Extracted data entries

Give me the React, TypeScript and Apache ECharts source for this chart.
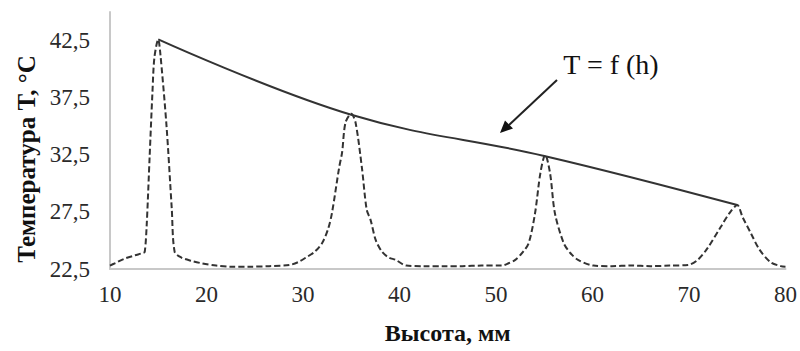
import React, { useEffect, useRef } from "react";
import * as echarts from "echarts";

// Solid line T = f(h): peak temperatures at each layer height
const solidX = [15, 35, 55, 75];
const solidY = [42.6, 36.0, 32.4, 28.1];

// Dashed temperature profile along the height
const dashX = [
  10, 10.5, 11.5, 12.6, 13.4, 13.6, 13.8, 14.1, 14.4, 14.6, 15.0, 15.2, 15.85, 16.4, 16.7, 17.4, 18.5, 19.5,
  21, 22.5, 24.4, 26.5, 28.6, 29.5, 30.3, 31.2, 32.0, 32.6, 33.0, 33.75, 34.05, 34.4, 35.0, 35.45, 36.1, 36.6,
  37.0, 37.55, 38.2, 38.9, 39.6, 40.7, 42.5, 44.5, 46.5, 48.5, 50.6, 51.3, 52.0, 52.8, 53.4, 54.05, 54.6, 55.1,
  55.6, 56.1, 57.0, 57.7, 58.5, 60.1, 62, 64, 66, 68, 69.9, 70.9, 71.9, 73.3, 74.2, 75.0, 75.55, 76.4, 77.3,
  78.45, 79.5, 80,
];
const dashY = [
  22.8, 23.0, 23.4, 23.7, 23.9, 24.0, 26.3, 32.2, 38.0, 41.0, 42.6, 41.5, 35.1, 27.8, 24.0, 23.5, 23.2, 23.0,
  22.8, 22.7, 22.7, 22.75, 22.85, 23.1, 23.5, 24.0, 24.8, 26.0, 27.4, 31.4, 32.7, 35.3, 36.1, 35.3, 31.4, 27.7,
  26.8, 25.0, 24.0, 23.5, 23.3, 22.8, 22.75, 22.75, 22.75, 22.8, 22.8, 23.0, 23.3, 24.0, 24.8, 27.4, 30.9, 32.5,
  30.9, 27.4, 24.8, 23.9, 23.3, 22.8, 22.75, 22.8, 22.75, 22.8, 22.85, 23.3, 24.3, 26.2, 27.4, 28.1, 27.05, 25.65,
  24.2, 23.1, 22.75, 22.7,
];

const xTicks = { min: 10, max: 80, interval: 10 };
const yTicks = { min: 22.5, max: 45, interval: 5 };

const FONT = "Liberation Serif";
const yName = "Температура T, °C";
const xName = "Высота, мм";
const curveLabel = "T = f (h)";

export default function App() {
  const ref = useRef<HTMLDivElement>(null);
  useEffect(() => {
    document.body.style.margin = "0";
    if (!ref.current) return;
    const chart = echarts.init(ref.current, undefined, { renderer: "svg" });
    const solid = solidX.map((x, i) => [x, solidY[i]]);
    const dashed = dashX.map((x, i) => [x, dashY[i]]);
    chart.setOption({
      animation: false,
      backgroundColor: "#ffffff",
      textStyle: { fontFamily: FONT },
      grid: { left: 110, right: 12, top: 12, bottom: 82, containLabel: false },
      xAxis: {
        type: "value",
        min: xTicks.min,
        max: xTicks.max,
        interval: xTicks.interval,
        name: xName,
        nameLocation: "middle",
        nameGap: 52,
        nameTextStyle: { fontFamily: FONT, fontSize: 24, fontWeight: "bold", color: "#111" },
        axisLine: { show: true, lineStyle: { color: "#c8c8c8", width: 2 } },
        axisTick: { show: false },
        splitLine: { show: false },
        axisLabel: { fontFamily: FONT, fontSize: 23, color: "#2a2a2a", margin: 14 },
      },
      yAxis: {
        type: "value",
        min: yTicks.min,
        max: yTicks.max,
        interval: yTicks.interval,
        axisLine: { show: true, lineStyle: { color: "#c8c8c8", width: 2 } },
        axisTick: { show: false },
        splitLine: { show: false },
        axisLabel: {
          fontFamily: FONT,
          fontSize: 23,
          color: "#2a2a2a",
          margin: 20,
          showMaxLabel: false,
          formatter: (v: number) => v.toFixed(1).replace(".", ","),
        },
      },
      series: [
        {
          type: "line",
          data: dashed,
          showSymbol: false,
          smooth: 0.3,
          lineStyle: { color: "#333", width: 2, type: [6, 3] },
          z: 2,
        },
        {
          type: "line",
          data: solid,
          showSymbol: false,
          smooth: 0.4,
          lineStyle: { color: "#333", width: 2, type: "solid" },
          z: 3,
        },
      ],
      graphic: [
        {
          type: "text",
          x: 26,
          y: 159,
          rotation: Math.PI / 2,
          style: {
            text: yName,
            font: "bold 25px 'Liberation Serif'",
            fill: "#111",
            align: "center",
            verticalAlign: "middle",
          },
        },
        {
          type: "text",
          x: 611,
          y: 64,
          style: {
            text: curveLabel,
            font: "28px 'Liberation Serif'",
            fill: "#111",
            align: "center",
            verticalAlign: "middle",
          },
        },
        {
          type: "line",
          shape: { x1: 557, y1: 80, x2: 509, y2: 125 },
          style: { stroke: "#222", lineWidth: 2 },
        },
        {
          type: "polygon",
          shape: { points: [[500, 133], [513, 128.5], [505, 120.5]] },
          style: { fill: "#111" },
        },
      ],
    });
    return () => chart.dispose();
  }, []);
  return <div ref={ref} style={{ width: 800, height: 351 }} />;
}
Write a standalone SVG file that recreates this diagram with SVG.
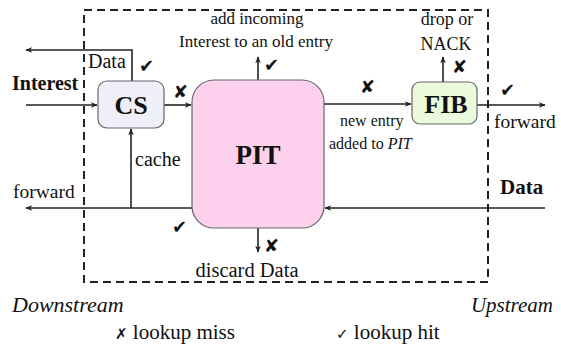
<svg xmlns="http://www.w3.org/2000/svg" width="561" height="349" viewBox="0 0 561 349">
<style>
text{font-family:"Liberation Serif","Times New Roman",serif;fill:#111}
.b{font-weight:bold}
.i{font-style:italic}
.m{font-family:"DejaVu Sans",sans-serif;font-weight:bold;font-size:18px;fill:#111}
.ln{stroke:#222;stroke-width:1.6;fill:none}
.box{stroke:#666;stroke-width:1.2}
</style>
<defs>
<marker id="ah" viewBox="0 0 10 10" refX="9" refY="5" markerWidth="7" markerHeight="7" orient="auto" markerUnits="userSpaceOnUse">
<path d="M0,1 L10,5 L0,9 L3,5 Z" fill="#222"/>
</marker>
</defs>
<rect x="84" y="10" width="404" height="272" fill="none" stroke="#222" stroke-width="2" stroke-dasharray="8 5"/>
<g id="connectors">
<path class="ln" d="M26,105 H97" marker-end="url(#ah)"/>
<path class="ln" d="M132,81 V50 H26" marker-end="url(#ah)"/>
<path class="ln" d="M164,105 H191" marker-end="url(#ah)"/>
<path class="ln" d="M324,104 H411" marker-end="url(#ah)"/>
<path class="ln" d="M477,105 H545" marker-end="url(#ah)"/>
<path class="ln" d="M258,80 V57" marker-end="url(#ah)"/>
<path class="ln" d="M443,82 V57" marker-end="url(#ah)"/>
<path class="ln" d="M545,208 H325" marker-end="url(#ah)"/>
<path class="ln" d="M192,208 H26" marker-end="url(#ah)"/>
<path class="ln" d="M131,208 V129" marker-end="url(#ah)"/>
<path class="ln" d="M258,228 V252" marker-end="url(#ah)"/>
</g>
<g id="CS">
<rect class="box" x="98" y="81" width="66" height="47" rx="9" fill="#efeffa"/>
<text class="b" x="131" y="114" font-size="26" text-anchor="middle">CS</text>
</g>
<g id="PIT">
<rect class="box" x="192" y="80" width="132" height="148" rx="22" fill="#fdd0ee"/>
<text class="b" x="258" y="164" font-size="27" text-anchor="middle">PIT</text>
</g>
<g id="FIB">
<rect class="box" x="412" y="82" width="65" height="42" rx="8" fill="#ebfadd"/>
<text class="b" x="446" y="113" font-size="26" text-anchor="middle">FIB</text>
</g>
<g id="labels">
<text x="88" y="68" font-size="20">Data</text>
<text class="m" x="139" y="72">✔</text>
<text class="b" x="12" y="90" font-size="20">Interest</text>
<text class="m" x="173" y="98">✘</text>
<text x="257" y="24" font-size="17" text-anchor="middle">add incoming</text>
<text x="256" y="47" font-size="17" text-anchor="middle">Interest to an old entry</text>
<text class="m" x="264" y="71">✔</text>
<text class="m" x="360" y="93">✘</text>
<text x="340" y="126" font-size="16">new entry</text>
<text x="329" y="149" font-size="16">added to <tspan class="i">PIT</tspan></text>
<text x="447" y="25" font-size="18" text-anchor="middle">drop or</text>
<text x="446" y="50" font-size="18" text-anchor="middle">NACK</text>
<text class="m" x="452" y="73">✘</text>
<text class="m" x="500" y="96">✔</text>
<text x="494" y="128" font-size="19.5">forward</text>
<text x="135" y="166" font-size="20">cache</text>
<text x="13" y="198" font-size="19.5">forward</text>
<text class="b" x="500" y="194" font-size="21">Data</text>
<text class="m" x="172" y="233">✔</text>
<text class="m" x="264" y="252">✘</text>
<text x="247" y="277" font-size="20.5" text-anchor="middle">discard Data</text>
<text class="i" x="12" y="312" font-size="22">Downstream</text>
<text class="i" x="553" y="312" font-size="21" text-anchor="end">Upstream</text>
<text x="115" y="339" font-size="21"><tspan font-family="DejaVu Sans,sans-serif" font-size="15">✗</tspan> lookup miss</text>
<text x="336" y="339" font-size="21"><tspan font-family="DejaVu Sans,sans-serif" font-size="15">✓</tspan> lookup hit</text>
</g>
</svg>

Exercise directions
Transcribe the entries from their first line to the line that holds "const solidY = [42.6, 36.0, 32.4, 28.1];", both included, and skip every picture.

Output for this task
Give me the React, TypeScript and Apache ECharts source for this chart.
import React, { useEffect, useRef } from "react";
import * as echarts from "echarts";

// Solid line T = f(h): peak temperatures at each layer height
const solidX = [15, 35, 55, 75];
const solidY = [42.6, 36.0, 32.4, 28.1];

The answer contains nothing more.